▶ **TASK OBJECTIVE**
Retype only what runs from the first line of the listing to the line holding "clip_on=False, zorder=z, solid_capstyle='butt')", both included. Do not retype the pictures.
▽
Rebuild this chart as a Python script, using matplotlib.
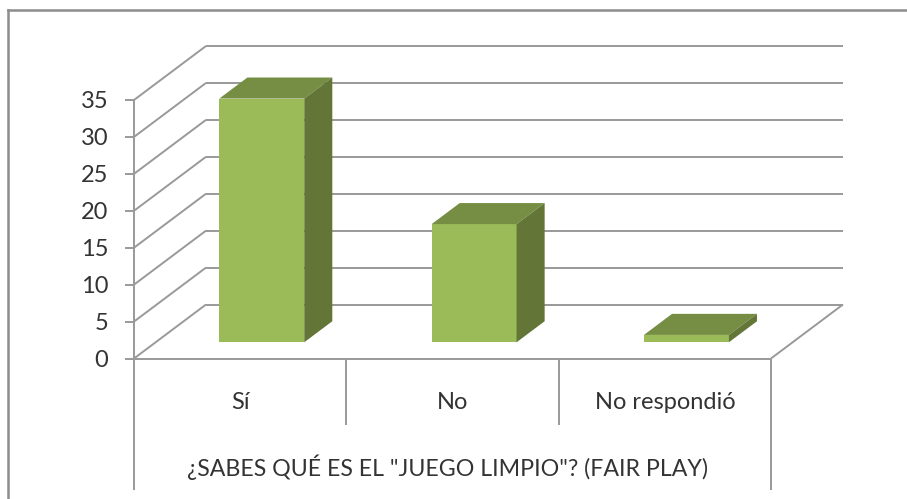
import matplotlib
matplotlib.use('Agg')
import matplotlib.pyplot as plt
from matplotlib.lines import Line2D

# Data
categories = ['Sí', 'No', 'No respondió']
values = [33, 16, 1]
y_ticks = [0, 5, 10, 15, 20, 25, 30, 35]
x_title = '¿SABES QUÉ ES EL "JUEGO LIMPIO"? (FAIR PLAY)'

W, H = 907, 499
GREY = '#999999'
TEXT = '#333333'
LW = 1.4

plt.rcParams['font.family'] = ['Lato', 'DejaVu Sans']

fig = plt.figure(figsize=(W / 100, H / 100), dpi=100, facecolor='white')
# plot area = front plane of the fake 3D box
ax = fig.add_axes([134 / W, 1 - 358.5 / H, (771 - 134) / W, (358.5 - 100) / H])
ax.set_xlim(0, 3)
ax.set_ylim(0, 35)
for s in ax.spines.values():
    s.set_visible(False)

# how far one full unit of depth shifts things, in data units
depth_x = 72 / ((771 - 134) / 3)
depth_y = 54 / ((358.5 - 100) / 35)


def grey_line(xs, ys, z=1):
    ax.plot(xs, ys, color=GREY, lw=LW, clip_on=False, zorder=z, solid_capstyle='butt')


# walls
for t in y_ticks:
    grey_line([0, depth_x], [t, t + depth_y])
    grey_line([depth_x, 3 + depth_x], [t + depth_y, t + depth_y])
grey_line([3, 3 + depth_x], [0, depth_y])
grey_line([0, 3], [0, 0], z=2)

# axis lines and category dividers
grey_line([0, 0], [-17.8, 35], z=2)
grey_line([3, 3], [-17.8, 0], z=2)
for i in [1, 2]:
    grey_line([i, i], [-9, 0], z=2)

# bars
bar_w = 0.4
d0, d1 = 0.30, 0.69
for i, v in enumerate(values):
    left = i + 0.5 - bar_w / 2 + depth_x * d0
    right = left + bar_w
    base = depth_y * d0
    sx = depth_x * (d1 - d0)
    sy = depth_y * (d1 - d0)
    ax.bar(left, v, width=bar_w, bottom=base, align='edge', color='#9BBB59', zorder=3, clip_on=False)
    ax.fill([left, right, right + sx, left + sx],
            [base + v, base + v, base + v + sy, base + v + sy],
            color='#758E43', lw=0, zorder=4, clip_on=False)
    ax.fill([right, right + sx, right + sx, right],
            [base, base + sy, base + v + sy, base + v],
            color='#637637', lw=0, zorder=4, clip_on=False)

ax.set_yticks(y_ticks)
ax.tick_params(axis='y', length=6.5, width=LW, color=GREY, pad=12, labelsize=17, labelcolor=TEXT)
ax.set_xticks([i + 0.5 for i in range(len(categories))])
ax.set_xticklabels(categories)
ax.tick_params(axis='x', length=0, pad=24, labelsize=17, labelcolor=TEXT)
ax.text(1.475, -14.7, x_title, ha='center', va='center', fontsize=16.7, color=TEXT)

# outer chart border, runs off the image at right and bottom
fig.add_artist(Line2D([8 / W, 8 / W], [0, 1 - 10 / H], color='#8C8C8C', lw=1.8))
fig.add_artist(Line2D([8 / W, 1], [1 - 10 / H, 1 - 10 / H], color='#8C8C8C', lw=1.8))

fig.savefig('out.png', dpi=100)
△
▶ **ANSWER TO THE TASK**
Rebuild this chart as a Python script, using matplotlib.
import matplotlib
matplotlib.use('Agg')
import matplotlib.pyplot as plt
from matplotlib.lines import Line2D

# Data
categories = ['Sí', 'No', 'No respondió']
values = [33, 16, 1]
y_ticks = [0, 5, 10, 15, 20, 25, 30, 35]
x_title = '¿SABES QUÉ ES EL "JUEGO LIMPIO"? (FAIR PLAY)'

W, H = 907, 499
GREY = '#999999'
TEXT = '#333333'
LW = 1.4

plt.rcParams['font.family'] = ['Lato', 'DejaVu Sans']

fig = plt.figure(figsize=(W / 100, H / 100), dpi=100, facecolor='white')
# plot area = front plane of the fake 3D box
ax = fig.add_axes([134 / W, 1 - 358.5 / H, (771 - 134) / W, (358.5 - 100) / H])
ax.set_xlim(0, 3)
ax.set_ylim(0, 35)
for s in ax.spines.values():
    s.set_visible(False)

# how far one full unit of depth shifts things, in data units
depth_x = 72 / ((771 - 134) / 3)
depth_y = 54 / ((358.5 - 100) / 35)


def grey_line(xs, ys, z=1):
    ax.plot(xs, ys, color=GREY, lw=LW, clip_on=False, zorder=z, solid_capstyle='butt')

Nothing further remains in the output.